American citizens detained for years without trial

One American who was held for three years without access to courts or lawyers is Jose Padilla.  This former Chicago gang member was a convert to Islam.  He was nowhere near the field of battle when he was arrested by US authorities.  Instead, he was picked up at O'Hare International Airport in Chicago in May 2002 and first held as a "material witness."   Shortly before a judge was to rule on the validity of the warrant on which he was being held, President Bush issued an order that he be detained as an "enemy combatant" on the grounds that he was closely associated with al Qaeda and planned to set of a "dirty bomb" in the United States.

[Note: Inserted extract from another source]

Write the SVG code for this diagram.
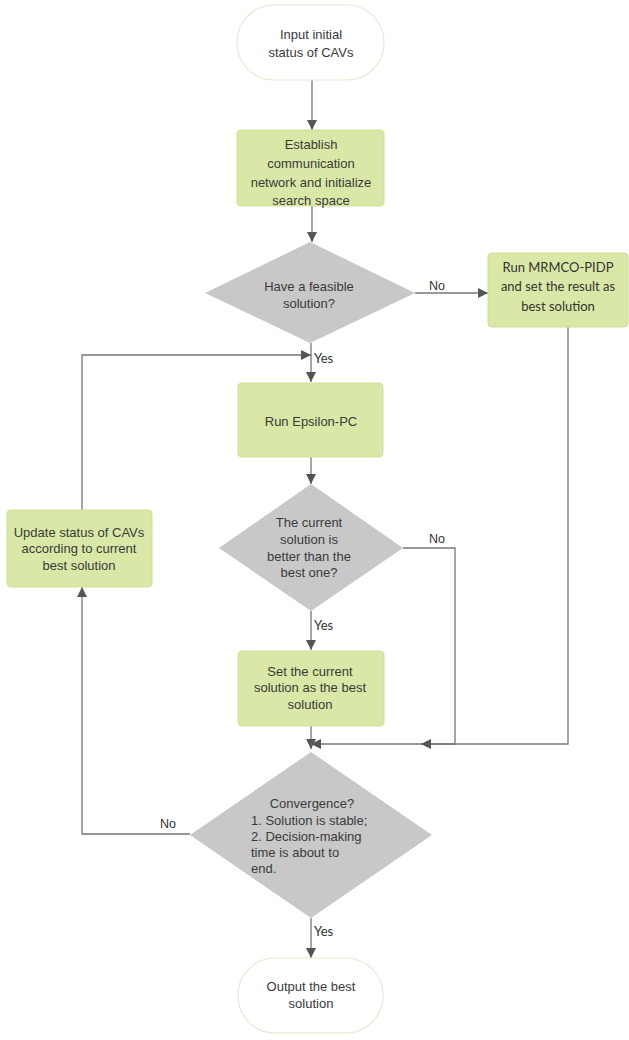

Could an American citizen be stripped of all due process rights if she or he were detained not in a war zone, but within the United States itself?  This was the issue debated by the courts while Padilla himself was marooned incommunicado in a military brig off the coast of South Carolina. 

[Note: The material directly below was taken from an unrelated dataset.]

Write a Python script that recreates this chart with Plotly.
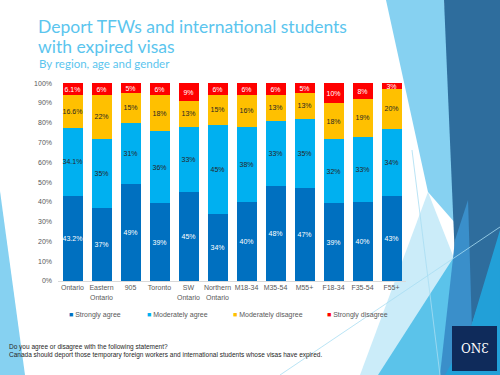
import plotly.graph_objects as go

categories = ["Ontario", "Eastern<br>Ontario", "905", "Toronto", "SW<br>Ontario", "Northern<br>Ontario",
              "M18-34", "M35-54", "M55+", "F18-34", "F35-54", "F55+"]
strongly_agree = [43.2, 37, 49, 39, 45, 34, 40, 48, 47, 39, 40, 43]
moderately_agree = [34.1, 35, 31, 36, 33, 45, 38, 33, 35, 32, 33, 34]
moderately_disagree = [16.6, 22, 15, 18, 13, 15, 16, 13, 13, 18, 19, 20]
strongly_disagree = [6.1, 6, 5, 6, 9, 6, 6, 6, 5, 10, 8, 3]
series_names = ["Strongly agree", "Moderately agree", "Moderately disagree", "Strongly disagree"]
series_values = [strongly_agree, moderately_agree, moderately_disagree, strongly_disagree]
series_colors = ["#0070C0", "#00B0F0", "#FFC000", "#FF0000"]
label_colors = ["#FFFFFF", "#262626", "#262626", "#FFFFFF"]
y_ticks = [0, 10, 20, 30, 40, 50, 60, 70, 80, 90, 100]
y_ticklabels = [f"{t}%" for t in y_ticks]

W, H = 500, 375
ML, MR, MT, MB = 58, 94, 83, 94
PW, PH = W - ML - MR, H - MT - MB


def px(x):
    return (x - ML) / PW


def py(y):
    return (H - MB - y) / PH


def path(points):
    return "M" + " L".join(f"{px(a):.4f},{py(b):.4f}" for a, b in points) + " Z"


fig = go.Figure()
for name, vals, col, lc in zip(series_names, series_values, series_colors, label_colors):
    fig.add_trace(go.Bar(
        x=categories, y=vals, name=name,
        marker=dict(color=col, line=dict(width=0)),
        text=[f"{v}%" for v in vals],
        textposition="inside", insidetextanchor="middle", textangle=0, constraintext="none",
        textfont=dict(size=7, color=lc, family="Liberation Sans"),
        showlegend=False, cliponaxis=False,
    ))

# background decoration (slide theme)
deco = [
    ([(360, 375), (428, 192), (500, 375)], "#CBECF9"),
    ([(386, 0), (444, 0), (470, 240), (428, 192)], "#86D1F1"),
    ([(378, 375), (468, 235), (500, 200), (500, 375)], "#5BC3EA"),
    ([(444, 0), (500, 0), (500, 240), (470, 330), (458, 330)], "#2E6D9D"),
    ([(455, 240), (468, 200), (472, 330), (450, 375), (440, 375)], "#3A8FCA"),
    ([(500, 230), (500, 375), (445, 375), (470, 330)], "#22A0D8"),
    ([(0, 191), (25, 375), (0, 375)], "#86D1F1"),
]
shapes = []
for pts, col in deco:
    shapes.append(dict(type="path", path=path(pts), xref="paper", yref="paper",
                       fillcolor=col, line=dict(width=0), layer="below"))
for (x0, y0, x1, y1) in [(280, 375, 500, 227), (412, 150, 440, 375)]:
    shapes.append(dict(type="line", x0=px(x0), y0=py(y0), x1=px(x1), y1=py(y1),
                       xref="paper", yref="paper", line=dict(color="#A8DDF3", width=0.8), layer="below"))
# logo box
shapes.append(dict(type="rect", x0=px(452), y0=py(326), x1=px(497), y1=py(371),
                   xref="paper", yref="paper", fillcolor="#0F2B5B", line=dict(width=0)))


def note(text, x, y, size, color, family, xanchor="left"):
    return dict(text=text, x=px(x), y=py(y), xanchor=xanchor, yanchor="middle", align="left",
                showarrow=False, xref="paper", yref="paper",
                font=dict(family=family, size=size, color=color))


annotations = [
    note("Deport TFWs and international students", 36, 26, 17.5, "#5BC5EE", "Lato"),
    note("with expired visas", 36, 47, 17.5, "#5BC5EE", "Lato"),
    note("By region, age and gender", 36.5, 64, 11.5, "#5BC5EE", "Lato"),
    note("Do you agree or disagree with the following statement?", 7, 347, 6.5, "#262626", "Liberation Sans"),
    note("Canada should deport those temporary foreign workers and international students whose visas have expired.",
         7, 355, 6.5, "#262626", "Liberation Sans"),
    note("ONƐ", 474.5, 348.5, 12, "#FFFFFF", "DejaVu Serif", xanchor="center"),
]
legend_x = [67, 145, 231, 325]
for name, col, lx in zip(series_names, series_colors, legend_x):
    annotations.append(note(f"<span style='color:{col}'>■</span> {name}", lx, 315, 7, "#595959",
                            "Liberation Sans"))

fig.update_layout(
    width=W, height=H, autosize=False,
    margin=dict(l=ML, r=MR, t=MT, b=MB, pad=0),
    barmode="stack", barnorm="percent", bargap=0.31,
    paper_bgcolor="#FFFFFF", plot_bgcolor="rgba(0,0,0,0)",
    shapes=shapes, annotations=annotations,
    uniformtext=dict(minsize=7, mode="show"),
    xaxis=dict(showgrid=False, showline=True, linecolor="#D9D9D9", linewidth=1, ticks="",
               tickfont=dict(family="Liberation Sans", size=7, color="#595959"), fixedrange=True),
    yaxis=dict(range=[0, 100.05], tickvals=y_ticks, ticktext=y_ticklabels, showgrid=False,
               showline=False, zeroline=False, ticks="", ticklabelstandoff=5,
               tickfont=dict(family="Liberation Sans", size=7, color="#595959"), fixedrange=True),
)

fig.write_html("out.html", config={"displayModeBar": False},
               post_script="document.body.style.margin='0px';")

The Second Circuit Court of Appeals in December 2003 denied that the President as Commander-in-Chief had the "inherent authority" to treat an American citizen in this way.  The government appealed to the Supreme Court, and the court threw out the case on a technicality – it said the case should have been heard by the Fourth Circuit Court of Appeals.  So back it went, to the Fourth Circuit Court.  That court upheld the president's authority to strip Padilla of his rights.  Padilla's lawyers then appealed to the US Supreme Court. 

Just before the Supreme Court was to hear the case, the government finally brought criminal charges against Padilla.  But these charges are far removed from government claims that he was on a mission to detonate a "dirty bomb" in the US as an agent of Al Qaeda.  Instead he now faces lesser conspiracy charges before a criminal court in Miami, leaving many people – including irate Fourth Circuit Court judges – to wonder what evidence the government had against Padilla in the first place.